Assolutamente sì. Gli iraniani sono molto meno isolati di un tempo perché hanno legami con la Russia e con la Cina, con la quale riescono a commerciare e a vendere petrolio. Pechino sta diventando un punto di riferimento per tutta l’area. È questo che ha reso ulteriormente instabile la regione: l’Iran, forte della rottura dell’isolamento, è riuscito a espandersi creando un disordine del quale, tutto sommato, è l’unico che beneficia dal punto di vista politico. Ha acquisito un ruolo dominante. Il problema sono Iran, Russia e Cina, tutti gli altri sono attori secondari.
Tornando allo scontro Iran-Pakistan, tuttavia, non c’è da aspettarsi una vera guerra?
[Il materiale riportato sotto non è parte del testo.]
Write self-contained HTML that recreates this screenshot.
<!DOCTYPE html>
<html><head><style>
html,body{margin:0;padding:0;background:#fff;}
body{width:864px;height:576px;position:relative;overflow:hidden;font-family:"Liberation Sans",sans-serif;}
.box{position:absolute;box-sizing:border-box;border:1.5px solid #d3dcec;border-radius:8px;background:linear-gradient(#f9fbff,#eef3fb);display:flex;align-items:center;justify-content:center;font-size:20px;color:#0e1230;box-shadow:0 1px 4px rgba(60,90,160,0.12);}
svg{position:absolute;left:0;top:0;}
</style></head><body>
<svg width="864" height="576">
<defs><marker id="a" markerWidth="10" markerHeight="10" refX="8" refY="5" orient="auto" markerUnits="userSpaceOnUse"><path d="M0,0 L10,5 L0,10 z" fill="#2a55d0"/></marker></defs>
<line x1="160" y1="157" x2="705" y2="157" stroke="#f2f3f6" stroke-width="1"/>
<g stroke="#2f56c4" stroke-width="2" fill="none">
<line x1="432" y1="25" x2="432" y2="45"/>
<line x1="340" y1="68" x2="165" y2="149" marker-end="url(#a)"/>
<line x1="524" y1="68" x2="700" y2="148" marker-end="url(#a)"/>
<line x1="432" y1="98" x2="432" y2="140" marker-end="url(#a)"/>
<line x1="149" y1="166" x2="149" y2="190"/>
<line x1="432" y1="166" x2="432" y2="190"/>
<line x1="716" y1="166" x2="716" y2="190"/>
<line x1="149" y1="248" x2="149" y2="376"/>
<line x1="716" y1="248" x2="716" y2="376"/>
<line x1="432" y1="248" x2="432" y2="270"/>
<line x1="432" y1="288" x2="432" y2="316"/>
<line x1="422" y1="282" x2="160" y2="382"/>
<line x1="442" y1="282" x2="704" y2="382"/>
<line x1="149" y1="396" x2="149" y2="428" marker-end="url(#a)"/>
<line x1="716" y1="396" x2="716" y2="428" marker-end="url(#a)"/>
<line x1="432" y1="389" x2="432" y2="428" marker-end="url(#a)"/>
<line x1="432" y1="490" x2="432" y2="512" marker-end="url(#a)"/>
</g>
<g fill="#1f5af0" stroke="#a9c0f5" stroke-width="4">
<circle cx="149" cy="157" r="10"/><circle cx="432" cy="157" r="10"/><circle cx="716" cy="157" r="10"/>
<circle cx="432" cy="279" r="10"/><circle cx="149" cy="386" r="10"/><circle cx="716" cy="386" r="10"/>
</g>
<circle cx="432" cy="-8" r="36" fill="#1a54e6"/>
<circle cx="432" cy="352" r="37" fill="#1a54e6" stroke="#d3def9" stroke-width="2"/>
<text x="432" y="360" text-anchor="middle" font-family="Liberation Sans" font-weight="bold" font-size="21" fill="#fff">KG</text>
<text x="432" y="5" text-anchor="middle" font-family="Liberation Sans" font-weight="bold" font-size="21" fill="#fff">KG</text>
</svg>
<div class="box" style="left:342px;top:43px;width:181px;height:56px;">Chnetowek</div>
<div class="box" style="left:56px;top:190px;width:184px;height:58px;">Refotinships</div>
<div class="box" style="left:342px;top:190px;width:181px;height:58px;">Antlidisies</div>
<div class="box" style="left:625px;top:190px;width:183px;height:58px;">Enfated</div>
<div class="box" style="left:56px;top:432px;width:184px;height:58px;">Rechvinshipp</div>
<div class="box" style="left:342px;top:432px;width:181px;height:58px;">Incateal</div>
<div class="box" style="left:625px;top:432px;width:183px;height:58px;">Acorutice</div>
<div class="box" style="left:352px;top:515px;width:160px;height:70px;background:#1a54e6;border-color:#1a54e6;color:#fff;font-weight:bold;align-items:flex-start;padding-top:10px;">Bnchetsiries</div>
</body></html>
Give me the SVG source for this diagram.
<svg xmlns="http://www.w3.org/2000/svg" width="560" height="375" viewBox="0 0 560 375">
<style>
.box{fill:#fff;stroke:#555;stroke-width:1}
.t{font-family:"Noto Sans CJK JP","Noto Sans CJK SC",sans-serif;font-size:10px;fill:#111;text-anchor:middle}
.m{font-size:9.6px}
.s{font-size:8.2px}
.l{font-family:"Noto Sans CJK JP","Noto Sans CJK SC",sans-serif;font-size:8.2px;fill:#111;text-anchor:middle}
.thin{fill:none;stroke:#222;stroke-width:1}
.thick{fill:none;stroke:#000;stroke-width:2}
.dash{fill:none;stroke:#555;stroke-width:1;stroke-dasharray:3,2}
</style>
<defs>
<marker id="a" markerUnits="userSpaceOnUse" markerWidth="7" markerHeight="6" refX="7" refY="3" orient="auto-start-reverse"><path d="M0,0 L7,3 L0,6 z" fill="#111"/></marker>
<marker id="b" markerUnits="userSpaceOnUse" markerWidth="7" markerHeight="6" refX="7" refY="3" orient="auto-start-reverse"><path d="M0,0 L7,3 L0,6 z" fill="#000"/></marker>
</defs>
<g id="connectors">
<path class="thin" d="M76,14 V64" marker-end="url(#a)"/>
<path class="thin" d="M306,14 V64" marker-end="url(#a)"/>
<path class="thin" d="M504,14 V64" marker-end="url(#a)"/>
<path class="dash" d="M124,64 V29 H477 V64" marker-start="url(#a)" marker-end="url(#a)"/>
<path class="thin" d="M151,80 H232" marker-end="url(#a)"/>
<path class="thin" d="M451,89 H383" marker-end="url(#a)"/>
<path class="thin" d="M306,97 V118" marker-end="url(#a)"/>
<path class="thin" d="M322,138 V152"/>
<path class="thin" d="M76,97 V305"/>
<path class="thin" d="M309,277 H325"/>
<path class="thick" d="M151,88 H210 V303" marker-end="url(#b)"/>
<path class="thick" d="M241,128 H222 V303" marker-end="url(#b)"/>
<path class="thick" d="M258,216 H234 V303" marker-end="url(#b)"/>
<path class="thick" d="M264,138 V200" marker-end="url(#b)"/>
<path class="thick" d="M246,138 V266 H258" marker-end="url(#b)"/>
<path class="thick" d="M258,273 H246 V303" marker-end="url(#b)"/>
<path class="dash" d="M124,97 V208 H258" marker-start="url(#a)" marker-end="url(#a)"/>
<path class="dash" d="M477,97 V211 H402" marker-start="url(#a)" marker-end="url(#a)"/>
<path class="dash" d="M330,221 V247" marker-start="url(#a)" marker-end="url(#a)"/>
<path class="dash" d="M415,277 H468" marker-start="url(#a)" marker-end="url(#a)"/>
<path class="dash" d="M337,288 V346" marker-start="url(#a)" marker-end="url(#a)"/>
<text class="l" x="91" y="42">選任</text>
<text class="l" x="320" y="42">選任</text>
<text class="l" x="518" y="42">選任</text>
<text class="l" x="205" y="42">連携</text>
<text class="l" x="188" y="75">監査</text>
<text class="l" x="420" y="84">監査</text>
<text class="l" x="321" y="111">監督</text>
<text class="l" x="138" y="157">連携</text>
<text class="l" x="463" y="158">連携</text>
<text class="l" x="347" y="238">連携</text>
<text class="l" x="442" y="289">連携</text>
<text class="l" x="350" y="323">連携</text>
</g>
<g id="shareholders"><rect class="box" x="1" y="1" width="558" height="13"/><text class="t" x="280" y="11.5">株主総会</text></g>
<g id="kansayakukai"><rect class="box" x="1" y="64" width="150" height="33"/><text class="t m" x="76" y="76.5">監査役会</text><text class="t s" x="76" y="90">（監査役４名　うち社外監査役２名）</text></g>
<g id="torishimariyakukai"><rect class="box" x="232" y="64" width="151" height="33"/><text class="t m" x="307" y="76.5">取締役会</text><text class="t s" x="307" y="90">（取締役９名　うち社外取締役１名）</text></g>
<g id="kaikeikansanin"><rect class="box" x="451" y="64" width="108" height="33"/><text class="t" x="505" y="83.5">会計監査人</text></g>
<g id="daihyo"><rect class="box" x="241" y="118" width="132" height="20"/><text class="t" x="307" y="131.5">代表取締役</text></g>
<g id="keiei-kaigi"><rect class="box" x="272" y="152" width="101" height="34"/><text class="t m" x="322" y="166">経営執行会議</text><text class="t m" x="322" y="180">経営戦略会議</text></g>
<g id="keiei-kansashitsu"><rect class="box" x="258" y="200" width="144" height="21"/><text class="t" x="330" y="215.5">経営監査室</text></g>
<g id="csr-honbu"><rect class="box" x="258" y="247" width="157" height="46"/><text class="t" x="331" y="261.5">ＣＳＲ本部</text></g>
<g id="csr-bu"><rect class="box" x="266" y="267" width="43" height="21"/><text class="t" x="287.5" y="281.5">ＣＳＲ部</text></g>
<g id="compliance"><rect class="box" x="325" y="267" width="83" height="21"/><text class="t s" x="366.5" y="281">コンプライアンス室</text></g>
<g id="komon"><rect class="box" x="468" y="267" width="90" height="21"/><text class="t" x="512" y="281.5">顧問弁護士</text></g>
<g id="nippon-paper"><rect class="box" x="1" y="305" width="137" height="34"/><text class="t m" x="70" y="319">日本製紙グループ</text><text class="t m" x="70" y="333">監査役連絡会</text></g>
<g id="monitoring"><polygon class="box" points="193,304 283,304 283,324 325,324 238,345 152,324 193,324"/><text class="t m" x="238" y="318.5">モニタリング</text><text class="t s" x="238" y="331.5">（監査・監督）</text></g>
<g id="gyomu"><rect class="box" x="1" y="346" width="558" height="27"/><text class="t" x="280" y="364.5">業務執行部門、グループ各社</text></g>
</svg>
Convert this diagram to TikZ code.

Credo di no. Il vero antagonista cinese in quell’area è l’India, non il Pakistan, quindi non penso che la Cina, e tantomeno la Russia, vogliano un conflitto fra questi due Paesi. Iran e Pakistan hanno sempre mantenuto rapporti diplomatici, anche se adesso hanno ritirato tutt’e due i rispettivi ambasciatori. Il Pakistan, ad esempio, non ha mai applicato sanzioni contro l’Iran. Certo, siamo di fronte a una situazione così instabile che le cose possono cambiare rapidamente, ma se guardiamo agli ultimi dieci anni fra Teheran e Islamabad non ci sono stati problemi enormi. Il lancio dei missili da parte dell’Iran è un messaggio trasversale per gli Usa: “Se mi attaccate sappiate che posso colpire anche voi”.